# Venison Cabbage Rolls - Casserole Style



## mossymo (Jun 14, 2007)

My wife made this a few weeks ago, tasted great and warms up the next day in the microwave for lunches just like the evening before.

INGREDIENTS
1 1/2 pounds ground venison
2 teaspoons minced garlic 
1 cup chopped onion 
1 - 26 ounce jar spaghetti sauce 
3 1/2 pounds chopped cabbage 
1 cup uncooked brown rice 
1 teaspoon salt 
2 (14 ounce) cans beef broth 
Dash of Worcestershire sauce 
Dash of Tabasco (optional)

DIRECTIONS
Preheat oven to 350 degrees F (175 degrees C). 
In a large skillet, brown beef minced garlic in over medium high heat until redness is gone. Drain off fat. 
In a large mixing bowl combine the onion, spaghetti sauce, cabbage, rice, Worcestershire sauce, Tabasco and salt. Add meat and mix all together. Pour mixture into a 9x13 inch baking dish. Pour broth over meat mixture and bake in the preheated oven, covered, for 1 hour.
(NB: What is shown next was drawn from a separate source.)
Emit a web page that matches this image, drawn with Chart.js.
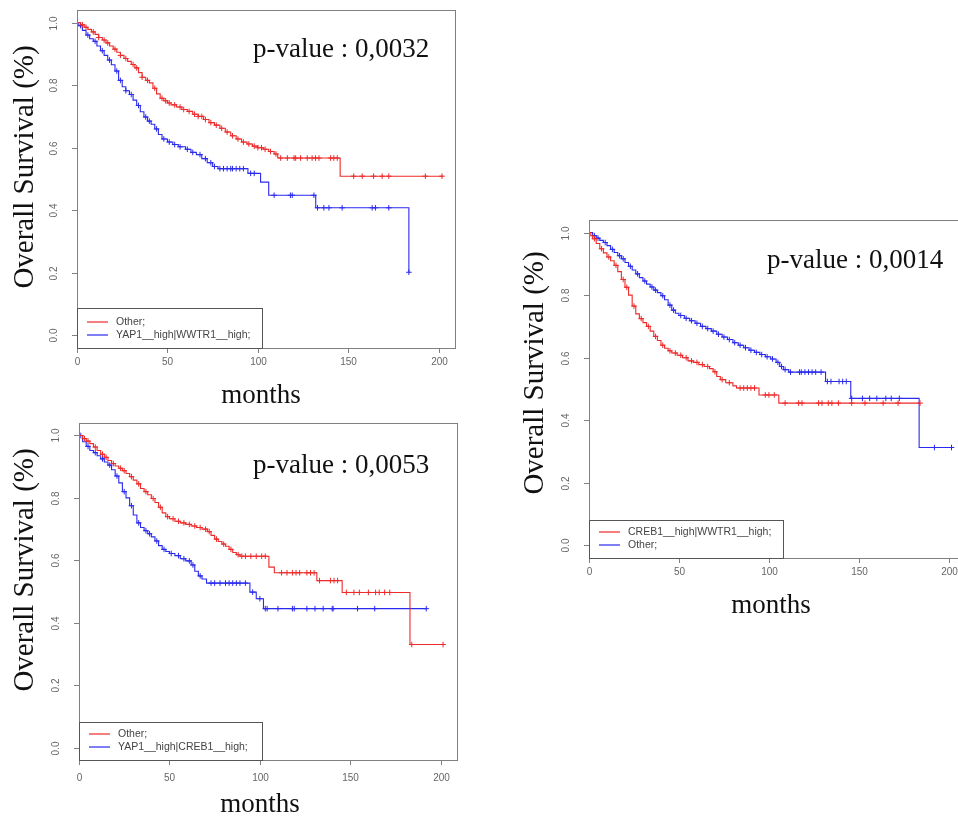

Stir, replace cover and bake for another 30 minutes.


----------



## wvsmokeman (Jun 14, 2007)

Mossy, that sounds like good grub. Thanks, I'll have to try that when I get some more venison! Good idea! I need to dig up some of my venison recipes and post them on here.


----------



## tatonka (Jun 15, 2007)

Sounds like something my mom made when I was growing up Mossy!  Except it was a boiled recipe.  I guess it's a Polish recipe called gwumpkies (sp?).  You use ground burger (venison burger would work/so would buff ;)  mixed with rice.  You stuff the cabage rolls with the meat after browning slightly to set up with rice.  Then place the stuffed cabage into the water to boil with stewed tomatoes and spices at the end of cooking.  Man, that's some good stuff!


----------